I’ve generally felt like someone who keeps up with the world, a person who is ‘woke” as the new “with-it-ness” is called. I try not to become an old grouchy “fuddyduddy” who is out of touch. I Listen to popular music and actually enjoy most of it. I watch the movies and television programs that are trending. I am familiar with the latest fads. Of late, however, I feel myself drifting into the valley of those who are falling behind the times. Like Tevye in The Fiddler On the Roof I have managed to adapt to the new ways again and again but sometimes I begin to think, “there is no other hand.” There is a definite line over which I do not wish to cross, and most recently I feel closer and closer to reaching that point.
I am a observant person. I have the ability to read people, to understand how they are feeling, to notice when they are having difficulties. This talent allowed me to bring an extra level of compassion to my students and even the teachers with whom I worked. I was often able to see problems before they became apparent to everyone else. I used this ability in dealing with my mother’s mental illness as well. I watched her carefully and did my best to provide her with the care that she needed before her difficulties became dangerous.
I sometimes wonder if I developed this skill from having a grandmother who spoke no English. The only way that she and I were able to communicate was through body language and facial expressions. I watched her carefully to determine how I needed to react. Because of this I began to notice more and more about the people around me. I had a knack for understanding.
It’s difficult for anyone not to notice how divided we have become as a nation. There are ever more frequent attempts to push us into tribes, different groups that may or may not feel comfortable. We are made to feel as though our very natures are dependent on the history of our ancestry. It is as though we are somehow defined by the people who came before us rather than by the content of our own personal character. We are instantly judged by the color of our skin, the location in which we live, the amount of education that we have, the nature of our work. Often these assessments are based on stereotypes that have little or nothing to do with who we really are. Among them is the idea of white privilege, a characteristic of which I am supposed to be guilty, but can’t truly accept given the reality of my background.

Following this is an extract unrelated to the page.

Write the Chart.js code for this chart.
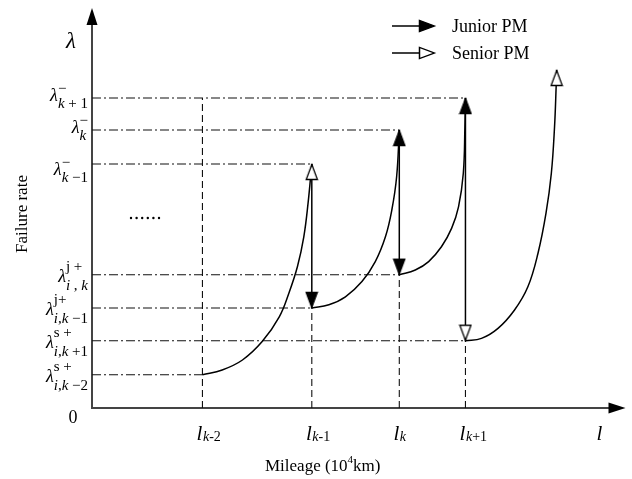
<!DOCTYPE html>
<html>
<head>
<meta charset="utf-8">
<script src="https://cdn.jsdelivr.net/npm/chart.js@4.4.0/dist/chart.umd.min.js"></script>
<style>
  html, body { margin: 0; padding: 0; background: #fff; }
  #wrap { width: 632px; height: 479px; position: relative; }
</style>
</head>
<body>
<div id="wrap"><canvas id="chart"></canvas></div>
<script>
// mileage of the PM stops: l_{k-2}, l_{k-1}, l_k, l_{k+1}
const stopX = [2.07, 4.12, 5.76, 7.00];
const stopSub = ['k-2', 'k-1', 'k', 'k+1'];

// failure rate just before PM at l_{k-1}, l_k, l_{k+1}
const peakY = [6.10, 6.95, 7.75];
const peakSub = ['k \u22121', 'k', 'k + 1'];

// failure rate just after PM at l_{k-2} .. l_{k+1}
const afterY = [0.83, 2.50, 3.33, 1.68];
const afterSup = ['s +', 'j+', 'j +', 's +'];
const afterSub = ['i,k \u22122', 'i,k \u22121', 'i , k', 'i,k +1'];

// arrow head type at the top / bottom of each PM drop (stops 1..3)
const pmTop = ['senior', 'junior', 'junior'];
const pmBottom = ['junior', 'junior', 'senior'];

// failure rate growth between stops
const seg1X = [2.07, 2.44, 2.82, 3.19, 3.51, 3.69, 3.85, 3.97, 4.05, 4.12];
const seg1Y = [0.83, 0.95, 1.20, 1.66, 2.28, 2.87, 3.53, 4.28, 5.12, 6.10];
const seg2X = [4.12, 4.44, 4.75, 5.06, 5.31, 5.50, 5.62, 5.71, 5.76];
const seg2Y = [2.50, 2.58, 2.78, 3.16, 3.66, 4.28, 4.95, 5.78, 6.95];
const seg3X = [5.76, 6.06, 6.31, 6.55, 6.74, 6.87, 6.96, 6.99, 7.00];
const seg3Y = [3.33, 3.45, 3.66, 4.03, 4.49, 5.03, 5.87, 7.03, 7.75];
const seg4X = [7.00, 7.30, 7.61, 7.92, 8.17, 8.36, 8.51, 8.61, 8.67, 8.70, 8.71];
const seg4Y = [1.68, 1.74, 1.99, 2.45, 3.03, 3.87, 4.87, 5.87, 7.03, 8.03, 8.45];

const SERIF = '"Liberation Serif", "Times New Roman", serif';

function makeHead(filled) {
    const c = document.createElement('canvas');
    c.width = 14;
    c.height = 34;
    const g = c.getContext('2d');
    g.beginPath();
    g.moveTo(7, 17.5);
    g.lineTo(12.6, 32.5);
    g.lineTo(1.4, 32.5);
    g.closePath();
    g.fillStyle = filled ? '#000' : '#fff';
    g.fill();
    g.lineWidth = 1.3;
    g.strokeStyle = '#000';
    g.stroke();
    return c;
}
const heads = { junior: makeHead(true), senior: makeHead(false) };

const zip = (xs, ys) => xs.map((x, i) => ({ x: x, y: ys[i] }));

const datasets = [];

// guide lines
const dashDot = [9, 3, 2, 3];
const guide = (pts, dash) => ({
    data: pts, borderColor: '#111', borderWidth: 1.1, borderDash: dash,
    pointRadius: 0, fill: false, order: 3
});
peakY.forEach((y, i) => datasets.push(guide([{ x: 0, y: y }, { x: stopX[i + 1], y: y }], dashDot)));
afterY.forEach((y, i) => datasets.push(guide([{ x: 0, y: y }, { x: stopX[i], y: y }], dashDot)));
stopX.forEach((x, i) => {
    const top = i === 0 ? peakY[2] : afterY[i];
    datasets.push(guide([{ x: x, y: 0 }, { x: x, y: top }], [7, 4]));
});

// degradation curves
[[seg1X, seg1Y], [seg2X, seg2Y], [seg3X, seg3Y], [seg4X, seg4Y]].forEach((s, k) => {
    const n = s[0].length;
    datasets.push({
        data: zip(s[0], s[1]),
        borderColor: '#000', borderWidth: 1.5, fill: false,
        tension: 0.4,
        pointRadius: s[0].map((v, i) => (k === 3 && i === n - 1) ? 5 : 0),
        pointStyle: heads.senior,
        order: 2
    });
});

// PM drops
for (let i = 1; i < stopX.length; i++) {
    datasets.push({
        data: [{ x: stopX[i], y: peakY[i - 1] }, { x: stopX[i], y: afterY[i] }],
        borderColor: '#000', borderWidth: 1.5, fill: false,
        pointRadius: 5,
        pointStyle: [heads[pmTop[i - 1]], heads[pmBottom[i - 1]]],
        pointRotation: [0, 180],
        order: 1
    });
}

// text with italic letters (optional) and upright digits / signs
function drawMath(ctx, str, x, y, size, upright) {
    let cx = x;
    for (const ch of str) {
        const it = !upright && /[A-Za-z\u03bb]/.test(ch);
        ctx.font = (it ? 'italic ' : '') + size + 'px ' + SERIF;
        ctx.fillText(ch, cx, y);
        cx += ctx.measureText(ch).width;
    }
    return cx - x;
}
function mathWidth(ctx, str, size, upright) {
    let w = 0;
    for (const ch of str) {
        const it = !upright && /[A-Za-z\u03bb]/.test(ch);
        ctx.font = (it ? 'italic ' : '') + size + 'px ' + SERIF;
        w += ctx.measureText(ch).width;
    }
    return w;
}
function drawLambda(ctx, right, y, sup, sub, dl, ds, db) {
    const wl = mathWidth(ctx, '\u03bb', 18);
    const w = wl + Math.max(mathWidth(ctx, sup, 15, true), mathWidth(ctx, sub, 15));
    const x0 = right - w;
    drawMath(ctx, '\u03bb', x0, y + dl, 18);
    drawMath(ctx, sup, x0 + wl, y + ds, 15, true);
    drawMath(ctx, sub, x0 + wl, y + db, 15);
}

const annot = {
    id: 'annot',
    beforeDatasetsDraw(chart) {
        const ctx = chart.ctx;
        const { left, right, top, bottom } = chart.chartArea;
        ctx.save();
        ctx.strokeStyle = '#444';
        ctx.lineWidth = 2;
        ctx.beginPath();
        ctx.moveTo(left, bottom);
        ctx.lineTo(left, top + 12);
        ctx.moveTo(left - 1, bottom);
        ctx.lineTo(right - 12, bottom);
        ctx.stroke();
        ctx.fillStyle = '#000';
        ctx.beginPath();
        ctx.moveTo(left, top);
        ctx.lineTo(left + 5.5, top + 17);
        ctx.lineTo(left - 5.5, top + 17);
        ctx.closePath();
        ctx.fill();
        ctx.beginPath();
        ctx.moveTo(right, bottom);
        ctx.lineTo(right - 17, bottom - 5.5);
        ctx.lineTo(right - 17, bottom + 5.5);
        ctx.closePath();
        ctx.fill();
        ctx.restore();
    },
    afterDraw(chart) {
        const ctx = chart.ctx;
        const xs = chart.scales.x, ys = chart.scales.y;
        const { left, right, bottom } = chart.chartArea;
        ctx.save();
        ctx.fillStyle = '#000';
        ctx.textBaseline = 'alphabetic';
        ctx.textAlign = 'left';

        // y labels
        peakY.forEach((v, i) => {
            const py = ys.getPixelForValue(v);
            const shift = i === 0 ? 8 : 0;
            drawLambda(ctx, left - 4, py + shift, '\u2212', peakSub[i], 3, -5, 10);
        });
        afterY.forEach((v, i) => {
            const py = ys.getPixelForValue(v);
            drawLambda(ctx, left - 4, py, afterSup[i], afterSub[i], 7, -4, 15);
        });

        // x labels
        stopX.forEach((v, i) => {
            const px = xs.getPixelForValue(v);
            ctx.font = 'italic 21px ' + SERIF;
            const wl = ctx.measureText('l').width;
            ctx.fillText('l', px - wl, bottom + 32);
            let cx = px + 0.5;
            for (const ch of stopSub[i]) {
                ctx.font = (/[a-z]/.test(ch) ? 'italic ' : '') + '14px ' + SERIF;
                ctx.fillText(ch, cx, bottom + 33);
                cx += ctx.measureText(ch).width;
            }
        });
        ctx.font = 'italic 21px ' + SERIF;
        ctx.fillText('l', right - 29, bottom + 32);

        ctx.font = '18px ' + SERIF;
        ctx.textAlign = 'center';
        ctx.fillText('0', left - 19, bottom + 15);
        ctx.textAlign = 'left';

        ctx.font = 'italic 23px ' + SERIF;
        ctx.fillText('\u03bb', left - 26, 48);

        // axis titles
        ctx.font = '17px ' + SERIF;
        let tx = 265;
        ctx.fillText('Mileage (10', tx, bottom + 63);
        tx += ctx.measureText('Mileage (10').width;
        ctx.font = '11px ' + SERIF;
        ctx.fillText('4', tx, bottom + 55);
        tx += ctx.measureText('4').width;
        ctx.font = '17px ' + SERIF;
        ctx.fillText('km)', tx, bottom + 63);

        ctx.save();
        ctx.translate(27, 214);
        ctx.rotate(-Math.PI / 2);
        ctx.textAlign = 'center';
        ctx.font = '17px ' + SERIF;
        ctx.fillText('Failure rate', 0, 0);
        ctx.restore();

        // dots
        for (let d = 0; d < 6; d++) {
            ctx.beginPath();
            ctx.arc(131 + d * 5.6, 218, 1.2, 0, Math.PI * 2);
            ctx.fill();
        }

        // legend
        const items = [['junior', 'Junior PM', 26], ['senior', 'Senior PM', 53]];
        items.forEach(it => {
            ctx.strokeStyle = '#000';
            ctx.lineWidth = 1.5;
            ctx.beginPath();
            ctx.moveTo(392, it[2]);
            ctx.lineTo(425, it[2]);
            ctx.stroke();
            ctx.save();
            ctx.translate(435, it[2]);
            ctx.rotate(Math.PI / 2);
            ctx.drawImage(heads[it[0]], -7, -17);
            ctx.restore();
            ctx.font = '18px ' + SERIF;
            ctx.fillText(it[1], 452, it[2] + 6);
        });
        ctx.restore();
    }
};

new Chart(document.getElementById('chart'), {
    type: 'line',
    data: { datasets: datasets },
    options: {
        responsive: true,
        maintainAspectRatio: false,
        animation: false,
        events: [],
        layout: { padding: { left: 92, right: 4, top: 8, bottom: 71 } },
        scales: {
            x: { type: 'linear', min: 0, max: 10, display: false },
            y: { type: 'linear', min: 0, max: 10, display: false }
        },
        plugins: { legend: { display: false }, tooltip: { enabled: false } }
    },
    plugins: [annot]
});
</script>
</body>
</html>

I am the product of a single parent home given that my father died when I was only eight. My mother was a first generation American citizen, the child of immigrants from a part of eastern Europe in which the people were thought to be somehow inferior. She and her siblings were often taunted by neighbors because they had parents who seemed strange with their foreign ways. Because of my economic situation I had few opportunities and no contacts for advancement. My brothers worked at a road side vegetable stand for seventy five cents an hour. If they dropped a watermelon they had to pay for it. Sometimes they took home less money that they might have earned because their boss claimed that they had made mistakes.
In spite of our condition my brothers and I worked hard. Our mother never complained about her lot in life and taught us not to do so either. We held our heads high and felt thankful for the opportunities in our country even though we sometimes found blockades in our paths. We persisted even in the face of barriers because our family believed that this was the greatest place on earth to live even with all of its flaws. Of late I hear so much belittling of not only the country itself, but also different factions of the population. We are being urged on both the far right and the far left to fight with each other and to hang our heads in shame at the very thought of being Americans.
I recently saw an article deriding virtually all older white males. Since I happen to be married to one of those types and friends with a number of them, I found the very thought of making sweeping statements about a particular facet of our society to be disgusting. I see it as the power play that it is. I understand that there are indeed groups who want us to turn on one another just as there have always been. There is nothing new about getting us to hate. It’s been de rigor for centuries. It is the reason that my grandparents moved to this country from Austria Hungary. It is a tactic that is as old as the story of Jesus being executed for His beliefs. Sadly we are falling for it in droves, and that makes me feel quite worried for the health of our country, for I believe that it is only when we work together that we are strong.
I intend to keep speaking out in favor of respecting all good people and rejecting those who would ask us to condemn entire groups without thought. We cannot become a nation of sects, groups, nationalities, races that are unwilling to trust one another. We have to face the reality that there is good and bad everywhere and we need to be discerning enough to combat evil without thoughtless condemnation. Instead we should be taking the time to better know and understand even those whose ways seem different and confusing. I fear that if we don’t the battles that we see will only escalate.
I’m seventy years old and greatly saddened that I may have to spend the next ten, twenty, or thirty years that I have left watching my country turn on itself. I have grown weary of watching good people demonized by persons with selfish intent. The noise is overwhelming even to my aging ears that don’t hear quite as well as they once did, but it tells me that we must be very careful. I suspect that the reality is that most of us feel this way.